Sean McGrath’s
Master Foo On Structured Documents
makes a similar point to my Standardize the jellybeans not the jars, and is worth a read.

However, there is one big problem with open content models, and using generic containers: many automated XML tools only use schema information and not instance information to do their stuff. This is a problem I am facing right at the moment, actually: a customer wants to use Brand X tool which lets you map from controls on a form to elements in a schema, but also wants to use an industry-standard schema which uses data values.

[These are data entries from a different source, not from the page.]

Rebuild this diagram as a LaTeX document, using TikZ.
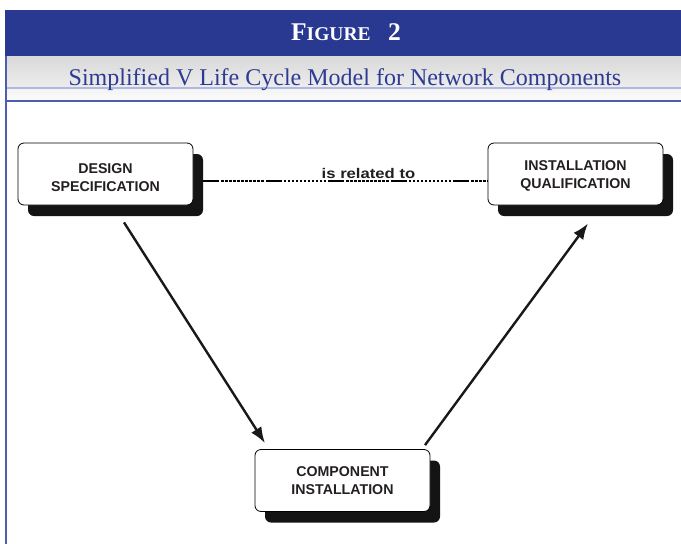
\documentclass[tikz,border=0pt]{standalone}
\usepackage{fontspec}
\usepackage{graphicx}
\setmainfont{Liberation Serif}
\newfontfamily\boxfont{Liberation Sans}
\usetikzlibrary{arrows.meta,shadows,calc}
\definecolor{bandblue}{RGB}{41,57,146}
\definecolor{lineblue}{RGB}{78,92,178}
\definecolor{paleblue}{RGB}{176,184,226}
\definecolor{titleblue}{RGB}{46,59,147}
\definecolor{inkgray}{RGB}{35,31,32}
\tikzset{
  vbox/.style={rectangle, rounded corners=6pt, draw=black, line width=0.8pt, fill=white,
    minimum width=175pt, minimum height=62pt, inner sep=0pt,
    drop shadow={shadow xshift=10pt, shadow yshift=-11pt, fill=black!92, opacity=1}},
  boxtext/.style={inner sep=0pt, align=center, text=inkgray,
    font=\boxfont\bfseries\fontsize{14.2}{18}\selectfont},
  reltext/.style={text=inkgray, font=\boxfont\bfseries\fontsize{14}{16}\selectfont, inner sep=0pt, anchor=base},
  relline/.style={line width=1.4pt, black,
    dash pattern=on 16pt off 2pt on 2.5pt off 1.5pt on 2.5pt off 1.5pt on 2.5pt off 1.5pt on 2.5pt off 1.5pt on 2.5pt off 1.5pt on 2.5pt off 1.5pt on 2.5pt off 1.5pt on 2.5pt off 1.5pt on 2.5pt off 1.5pt on 2.5pt off 1.5pt on 2.5pt off 2pt},
  arr/.style={line width=2.4pt, black!90, -{Latex[length=16pt,width=12pt]}},
  titletext/.style={text=white, inner sep=0pt, anchor=base},
  subtext/.style={text=titleblue, inner sep=0pt, anchor=base, font=\fontsize{24}{26}\selectfont}
}
\begin{document}
\begin{tikzpicture}[x=1pt,y=-1pt]
\useasboundingbox (0,0) rectangle (681,544);
\fill[white] (0,0) rectangle (681,544);
% header bands
\fill[bandblue] (5,10) rectangle (681,56);
\shade[top color=black!15, bottom color=black!7] (5,56) rectangle (681,88);
\shade[top color=black!5, bottom color=black!1] (5,88) rectangle (681,101);
\draw[paleblue, line width=1.2pt] (5,88) -- (681,88);
\draw[lineblue, line width=1.8pt] (5,101) -- (681,101);
\draw[lineblue, line width=1.8pt] (6,56) -- (6,544);
\node[titletext] (title) at (346,40) {\bfseries\fontsize{25.5}{26}\selectfont F\fontsize{19.5}{26}\selectfont IGURE\hspace{0.9em}\fontsize{25.5}{26}\selectfont 2};
\node[subtext] (subtitle) at (345,85) {Simplified V Life Cycle Model for Network Components};
% boxes
\node[vbox] (ds) at (105.5,174) {};
\node[vbox] (iq) at (575.5,174) {};
\node[vbox] (ci) at (342.5,480.5) {};
\node[boxtext] (dst) at ([yshift=-3.5pt]ds.center) {DESIGN\\SPECIFICATION};
\node[boxtext] (iqt) at ([yshift=-2pt]iq.center) {INSTALLATION\\QUALIFICATION};
\node[boxtext] (cit) at ([yshift=-0.5pt]ci.center) {COMPONENT\\INSTALLATION};
% relation
\node[reltext] (rel) at (368.5,178) {\scalebox{1.19}[1]{is related to}};
\draw[relline] ([xshift=10pt,yshift=-7pt]ds.east) -- ([yshift=-7pt]iq.west);
% arrows
\draw[arr] ([xshift=18.5pt,yshift=-17pt]ds.south) -- ([xshift=-77.5pt,yshift=6pt]ci.north);
\draw[arr] ([xshift=82.5pt,yshift=4pt]ci.north) -- ([xshift=12.5pt,yshift=-18pt]iq.south);
\end{tikzpicture}
\end{document}
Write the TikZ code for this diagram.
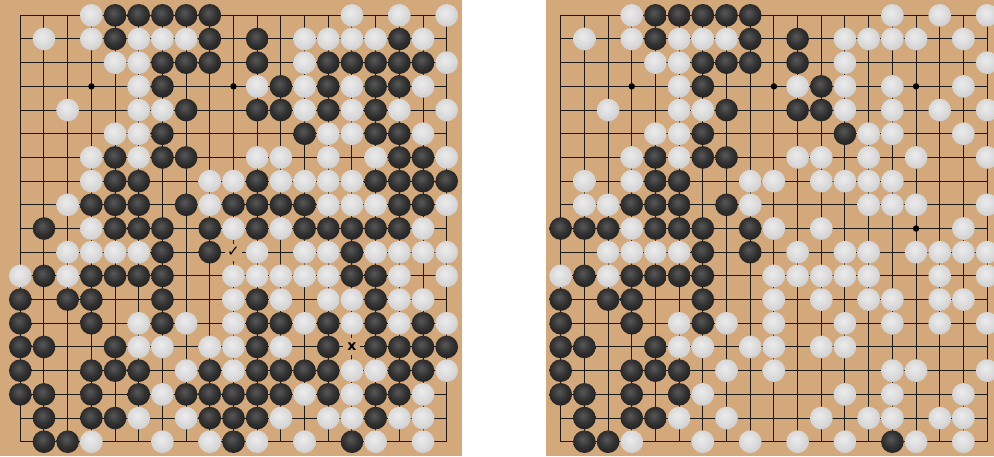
\documentclass[tikz,border=0pt]{standalone}
\usepackage{fontspec}
\newfontfamily\dejavu{DejaVu Sans}
\definecolor{boardtan}{RGB}{211,169,124}
\definecolor{bstA}{RGB}{88,88,88}
\definecolor{bstB}{RGB}{48,48,48}
\definecolor{bstC}{RGB}{10,10,10}
\definecolor{wstA}{RGB}{236,236,236}
\definecolor{wstB}{RGB}{215,215,215}
\definecolor{wstC}{RGB}{180,180,180}
\pgfdeclareradialshading{bst}{\pgfpoint{-4bp}{6bp}}{color(0bp)=(bstA); color(18bp)=(bstB); color(48bp)=(bstC); color(80bp)=(bstC)}
\pgfdeclareradialshading{wst}{\pgfpoint{-4bp}{6bp}}{color(0bp)=(wstA); color(22bp)=(wstB); color(52bp)=(wstC); color(80bp)=(wstC)}
\newcommand\stonerow[3]{\foreach \c in {#3}{\shade[shading=#1] (\c,#2) circle (11.3pt);}}
\newcommand\boardgrid{%
  \foreach \i in {0,...,18}{\draw[gridline] (\i,0) -- (\i,18); \draw[gridline] (0,\i) -- (18,\i);}
  \draw[gridline] (0,0) rectangle (18,18);
  \foreach \i in {3,9,15}{\foreach \j in {3,9,15}{\fill[black] (\i,\j) circle (3.2pt);}}}
\tikzset{
  gridline/.style={draw=black!90, line width=1pt},
  boardpos/.style={x=23.69pt, y=-23.69pt},
  markbox/.style={fill=boardtan, inner sep=0pt, minimum size=17pt, text=black}
}
\begin{document}
\begin{tikzpicture}[x=1pt,y=-1pt]
\path[use as bounding box] (0,0) rectangle (994,456);
\clip (0,0) rectangle (994,456);
\fill[white] (0,0) rectangle (994,456);
\fill[boardtan] (0,0) rectangle (462,456);
\fill[boardtan] (546,0) rectangle (1010,456);
% ---------- Board 1 ----------
\begin{scope}[shift={(20.3pt,-15.3pt)}, boardpos]
\boardgrid
\stonerow{bst}{0}{4,5,6,7,8}
\stonerow{bst}{1}{4,8,10,16}
\stonerow{bst}{2}{6,7,8,10,13,14,15,16,17}
\stonerow{bst}{3}{6,11,13,15,16}
\stonerow{bst}{4}{7,10,11,13,15}
\stonerow{bst}{5}{6,12,15,16}
\stonerow{bst}{6}{4,6,7,16,17}
\stonerow{bst}{7}{4,5,10,15,16,17,18}
\stonerow{bst}{8}{3,4,5,7,9,10,11,12,16,17}
\stonerow{bst}{9}{1,4,5,6,8,10,12,13,14,15,16}
\stonerow{bst}{10}{6,8,14}
\stonerow{bst}{11}{1,3,4,5,6,14,15}
\stonerow{bst}{12}{0,2,3,6,10,15}
\stonerow{bst}{13}{0,3,6,10,11,13,15,17}
\stonerow{bst}{14}{0,1,4,10,13,15,16,17,18}
\stonerow{bst}{15}{0,3,4,5,8,10,11,12,13,16,17}
\stonerow{bst}{16}{0,1,3,5,7,8,9,10,11,13,15,16}
\stonerow{bst}{17}{1,3,4,8,9,10,15}
\stonerow{bst}{18}{1,2,9,14}
\stonerow{wst}{0}{3,14,16,18}
\stonerow{wst}{1}{1,3,5,6,7,12,13,14,15,17}
\stonerow{wst}{2}{4,5,12,18}
\stonerow{wst}{3}{5,10,12,14,17}
\stonerow{wst}{4}{2,5,6,12,14,16,18}
\stonerow{wst}{5}{4,5,13,14,17}
\stonerow{wst}{6}{3,5,10,11,13,15,18}
\stonerow{wst}{7}{3,8,9,11,12,13,14}
\stonerow{wst}{8}{2,8,13,14,15,18}
\stonerow{wst}{9}{3,9,11,17}
\stonerow{wst}{10}{2,3,4,5,10,12,13,15,16,17,18}
\stonerow{wst}{11}{0,2,9,10,11,12,13,16,18}
\stonerow{wst}{12}{9,11,13,14,16,17}
\stonerow{wst}{13}{5,7,9,12,14,16,18}
\stonerow{wst}{14}{5,6,8,9,11}
\stonerow{wst}{15}{7,9,14,15,18}
\stonerow{wst}{16}{6,12,14,17}
\stonerow{wst}{17}{5,7,11,13,14,16,17}
\stonerow{wst}{18}{3,6,8,10,12,15,17}
\node[markbox, font=\dejavu\fontsize{15}{15}\selectfont] (check) at (9,10) {✓};
\node[markbox, font=\dejavu\bfseries\fontsize{14}{14}\selectfont] (xmark) at (14,14) {x};
\end{scope}
% ---------- Board 2 ----------
\begin{scope}[shift={(560.7pt,-15.3pt)}, boardpos]
\boardgrid
\stonerow{bst}{0}{4,5,6,7,8}
\stonerow{bst}{1}{4,8,10}
\stonerow{bst}{2}{6,7,8,10}
\stonerow{bst}{3}{6,11}
\stonerow{bst}{4}{7,10,11}
\stonerow{bst}{5}{6,12}
\stonerow{bst}{6}{4,6,7}
\stonerow{bst}{7}{4,5}
\stonerow{bst}{8}{3,4,5,7}
\stonerow{bst}{9}{0,1,2,4,5,6,8}
\stonerow{bst}{10}{6,8}
\stonerow{bst}{11}{1,3,4,5,6}
\stonerow{bst}{12}{0,2,3,6}
\stonerow{bst}{13}{0,3,6}
\stonerow{bst}{14}{0,1,4}
\stonerow{bst}{15}{0,3,4,5}
\stonerow{bst}{16}{0,1,3,5}
\stonerow{bst}{17}{1,3,4}
\stonerow{bst}{18}{1,2,14}
\stonerow{wst}{0}{3,14,16,18}
\stonerow{wst}{1}{1,3,5,6,7,12,13,14,15,17}
\stonerow{wst}{2}{4,5,12,18}
\stonerow{wst}{3}{5,10,12,14,17}
\stonerow{wst}{4}{2,5,6,12,14,16,18}
\stonerow{wst}{5}{4,5,13,14,17}
\stonerow{wst}{6}{3,5,10,11,13,15,18}
\stonerow{wst}{7}{1,3,8,9,11,12,13,14}
\stonerow{wst}{8}{1,2,8,13,14,15,18}
\stonerow{wst}{9}{3,9,11,17}
\stonerow{wst}{10}{2,3,4,5,10,12,13,15,16,17,18}
\stonerow{wst}{11}{0,2,9,10,11,12,13,16,18}
\stonerow{wst}{12}{9,11,13,14,16,17}
\stonerow{wst}{13}{5,7,9,12,14,16,18}
\stonerow{wst}{14}{5,6,8,9,11,12}
\stonerow{wst}{15}{7,9,14,15,18}
\stonerow{wst}{16}{6,12,14,17}
\stonerow{wst}{17}{5,7,11,13,14,16,17}
\stonerow{wst}{18}{3,6,8,10,12,15,17}
\end{scope}
\end{tikzpicture}
\end{document}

For example, the tool would like a document like this:

  <Customer>
        ..
       <homephone>1234</homephone>
      <businessphone>1324</businessphone>
      <ax>123</fax>
      ...
    </Customer>

but the industry standard has

    <Party>
        <Person>
            <PersonTypeCode tc="1">Customer</PersonTypeCode>
            ...
            <Phone>
                <PhoneTypeCode tc="1">Home</PhoneTypeCode>
                <DialNumber>1234</DialNumber>
           </Phone>
            <Phone>
                <PhoneTypeCode tc="2">Business</PhoneTypeCode>
                <DialNumber>1234</DialNumber>
           </Phone>
            <Phone>
                <PhoneTypeCode tc="12">Fax</PhoneTypeCode>
                <DialNumber>1234<DialNumber>
           </Phone>
      </Person>
   </Party>

In the first case the Xpath to the fax number is
//Customer/fax

In the second case the XPath is
//Party/Person[PersonTypeCode='Customer']/Phone[PhonetypeCode/@tc="12"]/DialNumber

This kind of issue is a common problem, and the answer is almost always either to forgo the graphical tools (sometimes the application’s backend can handle more complicated Xpaths than the IDE GUI can) or to transform the data in and out so that the application works with data in an optimal form (which requires having a customized schema for the particular application or class of application.) In many cases, it seems that the large standard schemas are either “jack of all trades but master of none” or that they really are designed for neutral data interchange and adoptees should expect to have to do some information-preserving transforms in and out.

Either way, Sean’s blog is in the ballpark.